### REQUEST:
From the very first line of the data to the line containing "99.8, 99.8, 99.58, 99.69, 99.69, 99.69, 99.9, 99.8, 99.47]", retype everything exactly, leaving the pictures behind.
— Start of DATA EXCERPT —
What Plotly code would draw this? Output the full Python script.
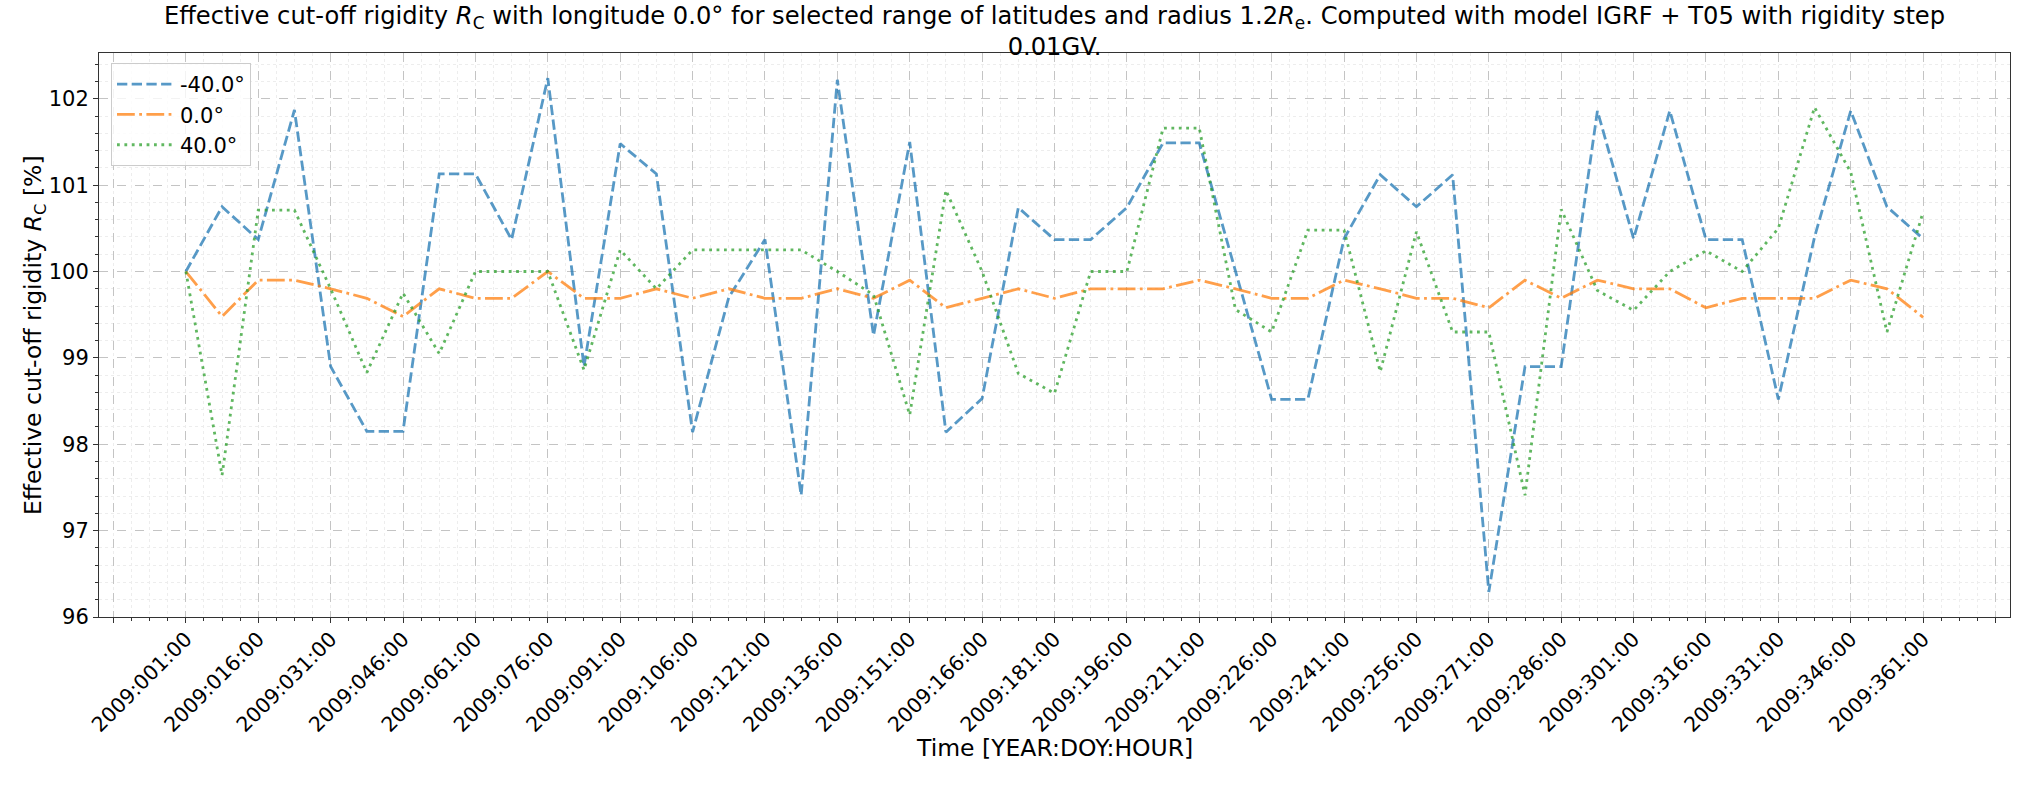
import plotly.graph_objects as go

# Day-of-year positions of the samples (2009, every 180 hours)
doy = [1, 8.5, 16, 23.5, 31, 38.5, 46, 53.5, 61, 68.5, 76, 83.5, 91, 98.5, 106, 113.5,
       121, 128.5, 136, 143.5, 151, 158.5, 166, 173.5, 181, 188.5, 196, 203.5, 211, 218.5,
       226, 233.5, 241, 248.5, 256, 263.5, 271, 278.5, 286, 293.5, 301, 308.5, 316, 323.5,
       331, 338.5, 346, 353.5, 361]

lat_m40 = [100.0, 100.75, 100.37, 101.87, 98.9, 98.15, 98.15, 101.13, 101.13, 100.37,
           102.24, 98.9, 101.48, 101.13, 98.14, 99.7, 100.37, 97.41, 102.22, 99.26,
           101.5, 98.14, 98.53, 100.74, 100.37, 100.37, 100.74, 101.49, 101.49, 100.0,
           98.52, 98.52, 100.38, 101.12, 100.75, 101.12, 96.29, 98.9, 98.9, 101.86,
           100.38, 101.86, 100.37, 100.37, 98.52, 100.4, 101.86, 100.75, 100.38]

lat_0 = [100.0, 99.48, 99.9, 99.9, 99.8, 99.69, 99.48, 99.8, 99.69, 99.69,
         100.0, 99.69, 99.69, 99.8, 99.69, 99.8, 99.69, 99.69, 99.8, 99.69,
         99.9, 99.58, 99.69, 99.8, 99.69, 99.8, 99.8, 99.8, 99.9, 99.8,
         99.69, 99.69, 99.9, 99.8, 99.69, 99.69, 99.58, 99.9, 99.69, 99.9,
         99.8, 99.8, 99.58, 99.69, 99.69, 99.69, 99.9, 99.8, 99.47]

lat_40 = [100.0, 97.64, 100.71, 100.71, 99.8, 98.83, 99.75, 99.05, 100.0, 100.0,
          100.0, 98.86, 100.25, 99.8, 100.25, 100.25, 100.25, 100.25, 100.0, 99.73,
          98.34, 100.94, 100.0, 98.82, 98.59, 100.0, 100.0, 101.66, 101.66, 99.56,
          99.3, 100.48, 100.48, 98.84, 100.46, 99.3, 99.3, 97.41, 100.72, 99.78,
          99.55, 100.0, 100.24, 100.0, 100.5, 101.9, 101.15, 99.3, 100.69]

tick_days = [-14, 1, 16, 31, 46, 61, 76, 91, 106, 121, 136, 151, 166, 181, 196, 211,
             226, 241, 256, 271, 286, 301, 316, 331, 346, 361, 376]
tick_labels = ["", "2009:001:00", "2009:016:00", "2009:031:00", "2009:046:00", "2009:061:00",
               "2009:076:00", "2009:091:00", "2009:106:00", "2009:121:00", "2009:136:00",
               "2009:151:00", "2009:166:00", "2009:181:00", "2009:196:00", "2009:211:00",
               "2009:226:00", "2009:241:00", "2009:256:00", "2009:271:00", "2009:286:00",
               "2009:301:00", "2009:316:00", "2009:331:00", "2009:346:00", "2009:361:00", ""]

series = [
    ("-40.0°", lat_m40, "#1f77b4", "10.3px,4.4px"),
    ("0.0°", lat_0, "#ff7f0e", "17.8px,4.4px,2.8px,4.4px"),
    ("40.0°", lat_40, "#2ca02c", "2.8px,4.6px"),
]

FONT = "DejaVu Sans"
W, H = 2035, 785
ML, MR, MT, MB = 99, 25, 53, 168
PW, PH = W - ML - MR, H - MT - MB

fig = go.Figure()
for name, vals, col, dash in series:
    fig.add_trace(go.Scatter(x=doy, y=vals, mode="lines", name=name, opacity=0.75,
                             line=dict(color=col, width=2.8, dash=dash)))

fig.update_layout(
    width=W, height=H,
    margin=dict(l=ML, r=MR, t=MT, b=MB, autoexpand=False),
    paper_bgcolor="white", plot_bgcolor="white",
    font=dict(family=FONT, size=21, color="black"),
    title=dict(
        text="Effective cut-off rigidity <i>R</i><sub>C</sub> with longitude 0.0° for selected range of latitudes and radius 1.2<i>R</i><sub>e</sub>. Computed with model IGRF + T05 with rigidity step<br>0.01GV.",
        x=0.5, xref="paper", xanchor="center",
        y=0.970, yref="container", yanchor="top",
        font=dict(family=FONT, size=24.2, color="black"),
    ),
    legend=dict(x=(111 - ML) / PW, y=1 - (63 - MT) / PH, xanchor="left", yanchor="top",
                bgcolor="rgba(255,255,255,0.8)", bordercolor="#cccccc", borderwidth=1,
                itemwidth=58, font=dict(family=FONT, size=21)),
    showlegend=True,
    annotations=[
        dict(text="Time [YEAR:DOY:HOUR]", xref="paper", yref="paper", x=0.5,
             y=-(748 - (H - MB)) / PH, xanchor="center", yanchor="middle",
             showarrow=False, font=dict(family=FONT, size=23.5, color="black")),
        dict(text="Effective cut-off rigidity <i>R</i><sub>C</sub> [%]", xref="paper",
             yref="paper", x=-(ML - 34) / PW, y=0.5, xanchor="center", yanchor="middle",
             textangle=-90, showarrow=False,
             font=dict(family=FONT, size=23.5, color="black")),
    ],
)

fig.update_xaxes(
    range=[-17, 379], tickmode="array", tickvals=tick_days, ticktext=tick_labels,
    tickangle=-45, ticks="outside", ticklen=5, tickcolor="#333", automargin=False,
    ticklabelstandoff=-4,
    showline=True, mirror=True, linecolor="#333", linewidth=1,
    showgrid=True, gridcolor="#c4c4c4", griddash="dash", gridwidth=1, zeroline=False,
    minor=dict(tickmode="linear", tick0=1, dtick=3.75, ticks="outside", ticklen=3,
               tickcolor="#333", showgrid=True, gridcolor="#ededed", griddash="dot"),
    tickfont=dict(family=FONT, size=20.5),
)
fig.update_yaxes(
    range=[96.0, 102.53], tickmode="linear", tick0=96, dtick=1,
    ticks="outside", ticklen=5, tickcolor="#333", automargin=False,
    showline=True, mirror=True, linecolor="#333", linewidth=1,
    showgrid=True, gridcolor="#c4c4c4", griddash="dash", gridwidth=1, zeroline=False,
    minor=dict(tickmode="linear", tick0=96, dtick=0.2, ticks="outside", ticklen=3,
               tickcolor="#333", showgrid=True, gridcolor="#ededed", griddash="dot"),
    tickfont=dict(family=FONT, size=21),
)

fig.write_html(
    "out.html",
    config={"displayModeBar": False},
    post_script="document.body.style.margin='0';document.body.style.overflow='hidden';",
)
— End of DATA EXCERPT —
### ANSWER FOR THIS EXERCISE:
What Plotly code would draw this? Output the full Python script.
import plotly.graph_objects as go

# Day-of-year positions of the samples (2009, every 180 hours)
doy = [1, 8.5, 16, 23.5, 31, 38.5, 46, 53.5, 61, 68.5, 76, 83.5, 91, 98.5, 106, 113.5,
       121, 128.5, 136, 143.5, 151, 158.5, 166, 173.5, 181, 188.5, 196, 203.5, 211, 218.5,
       226, 233.5, 241, 248.5, 256, 263.5, 271, 278.5, 286, 293.5, 301, 308.5, 316, 323.5,
       331, 338.5, 346, 353.5, 361]

lat_m40 = [100.0, 100.75, 100.37, 101.87, 98.9, 98.15, 98.15, 101.13, 101.13, 100.37,
           102.24, 98.9, 101.48, 101.13, 98.14, 99.7, 100.37, 97.41, 102.22, 99.26,
           101.5, 98.14, 98.53, 100.74, 100.37, 100.37, 100.74, 101.49, 101.49, 100.0,
           98.52, 98.52, 100.38, 101.12, 100.75, 101.12, 96.29, 98.9, 98.9, 101.86,
           100.38, 101.86, 100.37, 100.37, 98.52, 100.4, 101.86, 100.75, 100.38]

lat_0 = [100.0, 99.48, 99.9, 99.9, 99.8, 99.69, 99.48, 99.8, 99.69, 99.69,
         100.0, 99.69, 99.69, 99.8, 99.69, 99.8, 99.69, 99.69, 99.8, 99.69,
         99.9, 99.58, 99.69, 99.8, 99.69, 99.8, 99.8, 99.8, 99.9, 99.8,
         99.69, 99.69, 99.9, 99.8, 99.69, 99.69, 99.58, 99.9, 99.69, 99.9,
         99.8, 99.8, 99.58, 99.69, 99.69, 99.69, 99.9, 99.8, 99.47]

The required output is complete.